= Prompt =
Print again only this span: the line with "What matplotlib code", the line with "plt.rcParams['font.family'] = ['Liberation", and all lines between them, exactly as given.

= Entries shown =

--------------------

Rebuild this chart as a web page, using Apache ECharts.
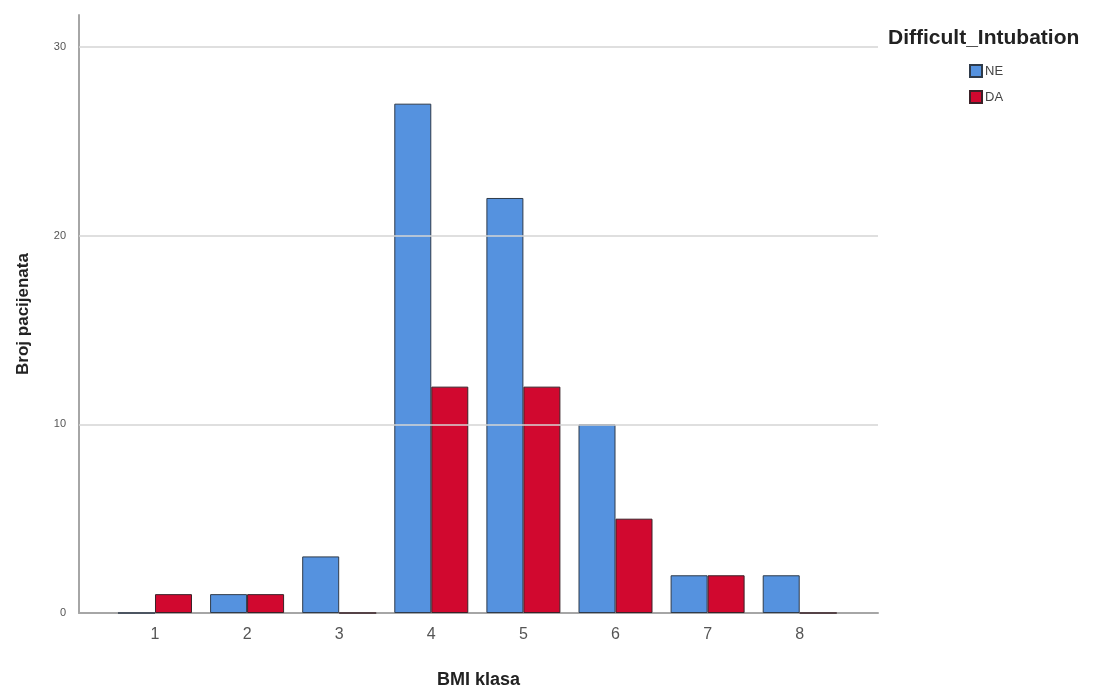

--------------------

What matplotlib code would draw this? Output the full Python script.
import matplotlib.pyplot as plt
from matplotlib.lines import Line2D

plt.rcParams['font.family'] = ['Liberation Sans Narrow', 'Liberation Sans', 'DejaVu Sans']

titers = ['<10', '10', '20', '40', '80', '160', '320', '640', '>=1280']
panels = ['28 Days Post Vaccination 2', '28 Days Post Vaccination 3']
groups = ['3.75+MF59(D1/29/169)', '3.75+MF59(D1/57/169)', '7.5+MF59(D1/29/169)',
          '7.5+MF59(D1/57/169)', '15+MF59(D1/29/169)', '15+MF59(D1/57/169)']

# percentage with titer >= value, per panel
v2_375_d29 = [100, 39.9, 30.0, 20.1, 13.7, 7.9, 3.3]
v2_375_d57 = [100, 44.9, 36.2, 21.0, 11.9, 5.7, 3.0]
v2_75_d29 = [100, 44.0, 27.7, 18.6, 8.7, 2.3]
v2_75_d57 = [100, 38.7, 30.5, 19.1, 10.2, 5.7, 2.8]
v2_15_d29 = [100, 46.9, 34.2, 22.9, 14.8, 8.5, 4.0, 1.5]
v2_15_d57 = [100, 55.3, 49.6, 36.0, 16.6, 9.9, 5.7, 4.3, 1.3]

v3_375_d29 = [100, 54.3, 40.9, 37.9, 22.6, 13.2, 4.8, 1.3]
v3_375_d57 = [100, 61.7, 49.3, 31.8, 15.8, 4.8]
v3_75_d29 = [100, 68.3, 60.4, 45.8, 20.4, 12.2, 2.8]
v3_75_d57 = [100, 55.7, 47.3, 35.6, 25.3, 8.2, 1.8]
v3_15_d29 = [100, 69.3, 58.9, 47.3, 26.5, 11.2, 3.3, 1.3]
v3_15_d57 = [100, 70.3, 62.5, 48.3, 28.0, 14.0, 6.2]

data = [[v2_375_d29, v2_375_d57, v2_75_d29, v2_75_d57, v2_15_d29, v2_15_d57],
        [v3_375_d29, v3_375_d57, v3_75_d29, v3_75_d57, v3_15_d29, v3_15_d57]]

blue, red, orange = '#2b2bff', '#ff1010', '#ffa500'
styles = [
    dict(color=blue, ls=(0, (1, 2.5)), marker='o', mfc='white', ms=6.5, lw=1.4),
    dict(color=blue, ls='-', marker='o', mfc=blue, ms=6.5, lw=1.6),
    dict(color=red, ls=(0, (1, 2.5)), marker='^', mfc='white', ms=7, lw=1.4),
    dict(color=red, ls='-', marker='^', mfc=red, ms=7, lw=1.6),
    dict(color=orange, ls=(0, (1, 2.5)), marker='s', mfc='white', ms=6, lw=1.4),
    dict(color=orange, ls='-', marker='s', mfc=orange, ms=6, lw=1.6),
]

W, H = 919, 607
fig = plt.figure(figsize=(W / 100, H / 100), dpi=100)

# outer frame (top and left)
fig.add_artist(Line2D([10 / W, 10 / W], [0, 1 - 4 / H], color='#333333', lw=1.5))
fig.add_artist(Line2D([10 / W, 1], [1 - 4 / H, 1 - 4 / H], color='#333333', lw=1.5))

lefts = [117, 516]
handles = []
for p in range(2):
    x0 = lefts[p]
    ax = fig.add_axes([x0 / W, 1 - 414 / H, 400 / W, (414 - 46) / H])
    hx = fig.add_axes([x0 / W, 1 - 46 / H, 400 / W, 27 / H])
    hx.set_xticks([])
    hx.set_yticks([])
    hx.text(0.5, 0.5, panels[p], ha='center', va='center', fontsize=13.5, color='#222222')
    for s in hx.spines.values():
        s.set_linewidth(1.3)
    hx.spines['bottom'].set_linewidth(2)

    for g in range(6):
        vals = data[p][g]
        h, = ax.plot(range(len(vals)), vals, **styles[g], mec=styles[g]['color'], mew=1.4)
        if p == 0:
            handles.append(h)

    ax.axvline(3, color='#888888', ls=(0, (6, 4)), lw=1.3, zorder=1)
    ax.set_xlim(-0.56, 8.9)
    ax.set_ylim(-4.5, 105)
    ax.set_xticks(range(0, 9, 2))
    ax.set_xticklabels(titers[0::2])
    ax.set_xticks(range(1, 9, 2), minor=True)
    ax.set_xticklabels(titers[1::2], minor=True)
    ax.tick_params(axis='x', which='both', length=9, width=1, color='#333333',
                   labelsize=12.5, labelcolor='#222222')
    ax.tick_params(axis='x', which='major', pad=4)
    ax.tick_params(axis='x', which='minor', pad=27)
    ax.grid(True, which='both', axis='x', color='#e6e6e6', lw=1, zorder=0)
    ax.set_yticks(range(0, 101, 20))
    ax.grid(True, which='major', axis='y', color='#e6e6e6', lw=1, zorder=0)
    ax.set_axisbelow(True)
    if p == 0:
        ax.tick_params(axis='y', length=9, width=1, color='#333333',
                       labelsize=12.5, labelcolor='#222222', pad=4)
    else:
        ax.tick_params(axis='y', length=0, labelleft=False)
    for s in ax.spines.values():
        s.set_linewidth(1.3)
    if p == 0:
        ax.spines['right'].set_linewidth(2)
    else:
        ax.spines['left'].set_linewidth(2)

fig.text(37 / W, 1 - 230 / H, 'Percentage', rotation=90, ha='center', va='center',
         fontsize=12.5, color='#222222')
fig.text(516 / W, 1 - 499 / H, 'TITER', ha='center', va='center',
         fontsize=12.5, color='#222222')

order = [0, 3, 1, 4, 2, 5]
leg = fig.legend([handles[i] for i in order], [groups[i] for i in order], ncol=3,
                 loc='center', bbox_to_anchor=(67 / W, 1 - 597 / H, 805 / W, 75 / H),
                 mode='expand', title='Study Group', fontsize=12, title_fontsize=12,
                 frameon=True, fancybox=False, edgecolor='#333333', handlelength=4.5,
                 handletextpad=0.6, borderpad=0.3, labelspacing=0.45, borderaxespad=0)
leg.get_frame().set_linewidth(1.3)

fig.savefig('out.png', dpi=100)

--------------------

= Solution to this exercise =
What matplotlib code would draw this? Output the full Python script.
import matplotlib.pyplot as plt
from matplotlib.lines import Line2D

plt.rcParams['font.family'] = ['Liberation Sans Narrow', 'Liberation Sans', 'DejaVu Sans']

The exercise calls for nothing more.